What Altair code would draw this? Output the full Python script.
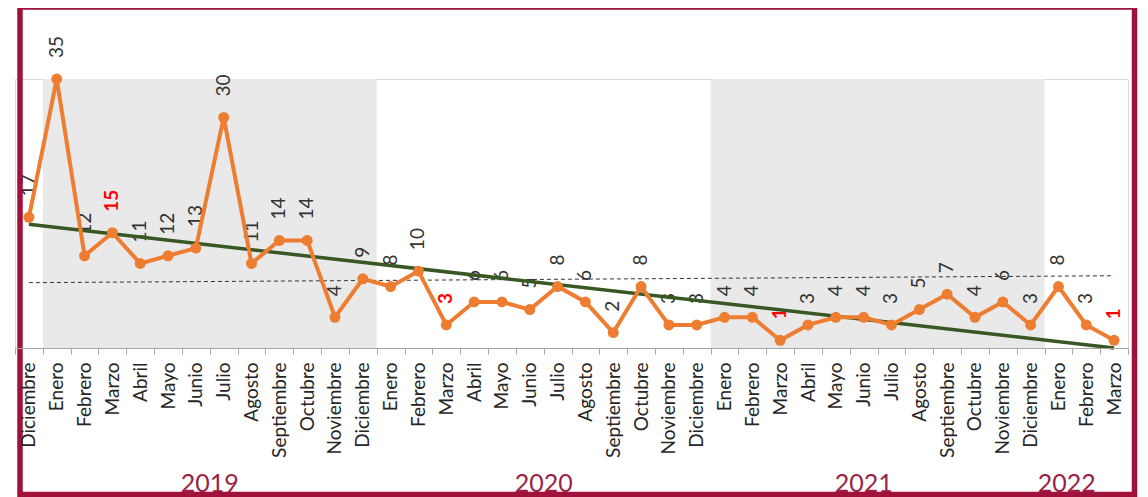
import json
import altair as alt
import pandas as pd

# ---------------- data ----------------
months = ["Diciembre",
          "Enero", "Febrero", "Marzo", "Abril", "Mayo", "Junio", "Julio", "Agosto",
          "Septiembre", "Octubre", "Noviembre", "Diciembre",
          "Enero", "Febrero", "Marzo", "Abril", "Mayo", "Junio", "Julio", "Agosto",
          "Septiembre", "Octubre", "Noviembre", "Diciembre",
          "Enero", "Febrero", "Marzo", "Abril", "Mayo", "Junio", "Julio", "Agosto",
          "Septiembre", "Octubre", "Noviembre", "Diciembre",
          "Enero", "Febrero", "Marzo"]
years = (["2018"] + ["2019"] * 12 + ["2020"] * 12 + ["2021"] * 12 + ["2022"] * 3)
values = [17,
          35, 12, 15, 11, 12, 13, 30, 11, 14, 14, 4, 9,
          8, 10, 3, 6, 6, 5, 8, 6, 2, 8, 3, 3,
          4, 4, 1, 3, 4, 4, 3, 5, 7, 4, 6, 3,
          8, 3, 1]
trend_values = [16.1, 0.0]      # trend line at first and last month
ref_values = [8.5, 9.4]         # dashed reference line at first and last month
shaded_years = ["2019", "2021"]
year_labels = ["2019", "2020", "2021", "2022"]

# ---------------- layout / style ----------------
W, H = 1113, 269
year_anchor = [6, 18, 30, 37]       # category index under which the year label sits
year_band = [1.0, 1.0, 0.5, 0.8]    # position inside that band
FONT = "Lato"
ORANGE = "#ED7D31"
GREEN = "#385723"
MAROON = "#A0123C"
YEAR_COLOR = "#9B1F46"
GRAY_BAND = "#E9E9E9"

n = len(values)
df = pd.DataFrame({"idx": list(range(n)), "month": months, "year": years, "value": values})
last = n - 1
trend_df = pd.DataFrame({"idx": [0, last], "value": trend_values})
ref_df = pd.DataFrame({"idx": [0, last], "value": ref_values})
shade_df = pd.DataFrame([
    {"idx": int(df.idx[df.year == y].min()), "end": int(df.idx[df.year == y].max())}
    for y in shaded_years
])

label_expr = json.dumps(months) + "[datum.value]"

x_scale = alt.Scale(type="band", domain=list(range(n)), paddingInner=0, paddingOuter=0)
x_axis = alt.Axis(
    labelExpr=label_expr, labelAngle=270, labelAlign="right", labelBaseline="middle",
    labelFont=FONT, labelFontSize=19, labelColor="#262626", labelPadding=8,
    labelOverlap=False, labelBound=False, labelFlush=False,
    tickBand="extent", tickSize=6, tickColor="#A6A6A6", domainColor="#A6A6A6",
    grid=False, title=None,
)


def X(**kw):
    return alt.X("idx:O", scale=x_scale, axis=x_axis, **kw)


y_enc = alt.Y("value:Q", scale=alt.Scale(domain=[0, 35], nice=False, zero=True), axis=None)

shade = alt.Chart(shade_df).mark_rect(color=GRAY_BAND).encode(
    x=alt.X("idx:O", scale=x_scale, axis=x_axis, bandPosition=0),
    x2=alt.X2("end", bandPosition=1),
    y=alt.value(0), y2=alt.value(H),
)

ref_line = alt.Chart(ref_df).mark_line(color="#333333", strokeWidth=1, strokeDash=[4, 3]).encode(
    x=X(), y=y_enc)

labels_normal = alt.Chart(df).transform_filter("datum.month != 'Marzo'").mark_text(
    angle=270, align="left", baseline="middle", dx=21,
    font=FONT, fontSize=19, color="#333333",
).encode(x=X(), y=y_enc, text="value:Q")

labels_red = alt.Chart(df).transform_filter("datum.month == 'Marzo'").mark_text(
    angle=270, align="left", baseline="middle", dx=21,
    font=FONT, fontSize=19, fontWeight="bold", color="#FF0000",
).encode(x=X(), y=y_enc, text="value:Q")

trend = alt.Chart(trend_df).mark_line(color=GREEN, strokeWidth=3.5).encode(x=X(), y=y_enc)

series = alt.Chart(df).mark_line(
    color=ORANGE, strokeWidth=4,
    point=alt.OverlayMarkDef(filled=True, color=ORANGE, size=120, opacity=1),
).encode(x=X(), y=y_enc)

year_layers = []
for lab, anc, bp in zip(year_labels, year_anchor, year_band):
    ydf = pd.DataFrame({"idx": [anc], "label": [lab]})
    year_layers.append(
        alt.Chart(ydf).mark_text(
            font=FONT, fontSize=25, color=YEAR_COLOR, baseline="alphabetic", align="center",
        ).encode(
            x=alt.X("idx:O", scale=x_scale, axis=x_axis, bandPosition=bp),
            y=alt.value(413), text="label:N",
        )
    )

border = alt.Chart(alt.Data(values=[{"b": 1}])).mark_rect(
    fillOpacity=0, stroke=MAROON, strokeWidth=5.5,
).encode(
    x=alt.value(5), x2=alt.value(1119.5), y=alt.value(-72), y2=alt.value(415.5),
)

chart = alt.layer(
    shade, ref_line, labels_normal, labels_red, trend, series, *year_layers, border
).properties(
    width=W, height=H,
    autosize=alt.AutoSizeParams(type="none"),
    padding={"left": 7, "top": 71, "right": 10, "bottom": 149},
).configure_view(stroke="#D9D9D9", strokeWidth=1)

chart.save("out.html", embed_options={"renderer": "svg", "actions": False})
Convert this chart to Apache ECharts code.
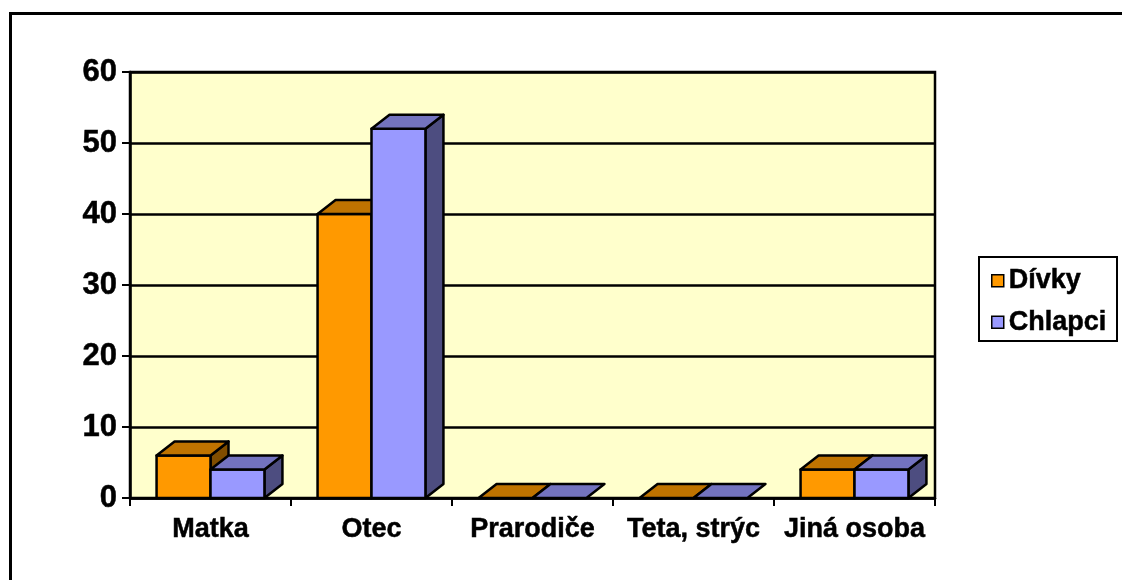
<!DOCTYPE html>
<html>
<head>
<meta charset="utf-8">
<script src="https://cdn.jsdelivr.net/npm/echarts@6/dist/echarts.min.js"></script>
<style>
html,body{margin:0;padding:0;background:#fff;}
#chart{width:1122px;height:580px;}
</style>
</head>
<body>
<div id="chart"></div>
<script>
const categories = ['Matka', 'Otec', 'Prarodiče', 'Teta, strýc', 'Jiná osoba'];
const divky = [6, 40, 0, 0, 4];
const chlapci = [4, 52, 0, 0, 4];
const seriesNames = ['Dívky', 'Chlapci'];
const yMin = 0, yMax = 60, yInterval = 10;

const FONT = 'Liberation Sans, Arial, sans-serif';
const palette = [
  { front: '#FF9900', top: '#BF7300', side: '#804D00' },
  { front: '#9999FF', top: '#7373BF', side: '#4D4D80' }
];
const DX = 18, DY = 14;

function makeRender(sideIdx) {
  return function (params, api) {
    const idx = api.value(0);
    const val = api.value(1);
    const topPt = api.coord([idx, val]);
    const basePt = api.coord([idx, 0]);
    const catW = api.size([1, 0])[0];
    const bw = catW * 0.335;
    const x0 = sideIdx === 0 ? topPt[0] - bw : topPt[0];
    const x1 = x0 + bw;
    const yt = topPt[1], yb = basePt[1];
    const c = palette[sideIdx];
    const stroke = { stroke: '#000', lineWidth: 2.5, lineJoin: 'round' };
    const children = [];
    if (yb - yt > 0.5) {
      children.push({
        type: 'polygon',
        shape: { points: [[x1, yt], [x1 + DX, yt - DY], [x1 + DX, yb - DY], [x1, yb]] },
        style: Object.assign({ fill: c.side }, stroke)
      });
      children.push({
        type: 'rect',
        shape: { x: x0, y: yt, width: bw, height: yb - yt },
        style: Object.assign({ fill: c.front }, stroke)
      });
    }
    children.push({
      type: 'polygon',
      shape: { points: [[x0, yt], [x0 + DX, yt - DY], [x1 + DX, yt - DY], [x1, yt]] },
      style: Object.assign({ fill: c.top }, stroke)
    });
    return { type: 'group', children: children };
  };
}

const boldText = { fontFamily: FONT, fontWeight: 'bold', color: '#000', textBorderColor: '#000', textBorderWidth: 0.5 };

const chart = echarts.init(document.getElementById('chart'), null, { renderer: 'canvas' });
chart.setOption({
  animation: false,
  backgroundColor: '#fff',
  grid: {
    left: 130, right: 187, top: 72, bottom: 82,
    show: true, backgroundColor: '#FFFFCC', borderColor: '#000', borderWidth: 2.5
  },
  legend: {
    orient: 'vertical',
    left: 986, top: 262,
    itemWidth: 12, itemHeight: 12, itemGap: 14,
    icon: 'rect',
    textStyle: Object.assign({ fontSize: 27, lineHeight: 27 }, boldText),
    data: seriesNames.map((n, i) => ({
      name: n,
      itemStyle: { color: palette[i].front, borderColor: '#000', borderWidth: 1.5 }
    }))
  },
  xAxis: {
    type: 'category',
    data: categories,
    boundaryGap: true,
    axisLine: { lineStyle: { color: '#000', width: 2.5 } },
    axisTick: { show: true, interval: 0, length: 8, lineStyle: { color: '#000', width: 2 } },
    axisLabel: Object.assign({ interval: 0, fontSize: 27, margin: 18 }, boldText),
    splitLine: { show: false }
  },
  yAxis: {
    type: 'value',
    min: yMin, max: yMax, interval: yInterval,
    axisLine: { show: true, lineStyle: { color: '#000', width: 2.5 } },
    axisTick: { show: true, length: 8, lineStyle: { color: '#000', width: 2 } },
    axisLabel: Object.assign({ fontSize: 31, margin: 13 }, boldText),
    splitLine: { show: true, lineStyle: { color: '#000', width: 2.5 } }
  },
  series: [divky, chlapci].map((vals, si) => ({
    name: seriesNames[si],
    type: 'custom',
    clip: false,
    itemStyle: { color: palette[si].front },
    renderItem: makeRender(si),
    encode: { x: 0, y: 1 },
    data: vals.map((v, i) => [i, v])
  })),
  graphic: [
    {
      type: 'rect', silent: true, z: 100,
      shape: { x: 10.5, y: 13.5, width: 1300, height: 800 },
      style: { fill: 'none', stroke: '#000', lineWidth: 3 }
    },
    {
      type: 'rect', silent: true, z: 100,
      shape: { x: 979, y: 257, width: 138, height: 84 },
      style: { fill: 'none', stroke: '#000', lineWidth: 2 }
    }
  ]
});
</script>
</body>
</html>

Directions for this task: Reproduce exactly the section that begins with the line containing "Convert this chart to Apache ECharts code." and ends with the line containing "const DX = 18, DY = 14;". Both boundary lines belong in the copy, but pictures do not.

Problem solution:
Convert this chart to Apache ECharts code.
<!DOCTYPE html>
<html>
<head>
<meta charset="utf-8">
<script src="https://cdn.jsdelivr.net/npm/echarts@6/dist/echarts.min.js"></script>
<style>
html,body{margin:0;padding:0;background:#fff;}
#chart{width:1122px;height:580px;}
</style>
</head>
<body>
<div id="chart"></div>
<script>
const categories = ['Matka', 'Otec', 'Prarodiče', 'Teta, strýc', 'Jiná osoba'];
const divky = [6, 40, 0, 0, 4];
const chlapci = [4, 52, 0, 0, 4];
const seriesNames = ['Dívky', 'Chlapci'];
const yMin = 0, yMax = 60, yInterval = 10;

const FONT = 'Liberation Sans, Arial, sans-serif';
const palette = [
  { front: '#FF9900', top: '#BF7300', side: '#804D00' },
  { front: '#9999FF', top: '#7373BF', side: '#4D4D80' }
];
const DX = 18, DY = 14;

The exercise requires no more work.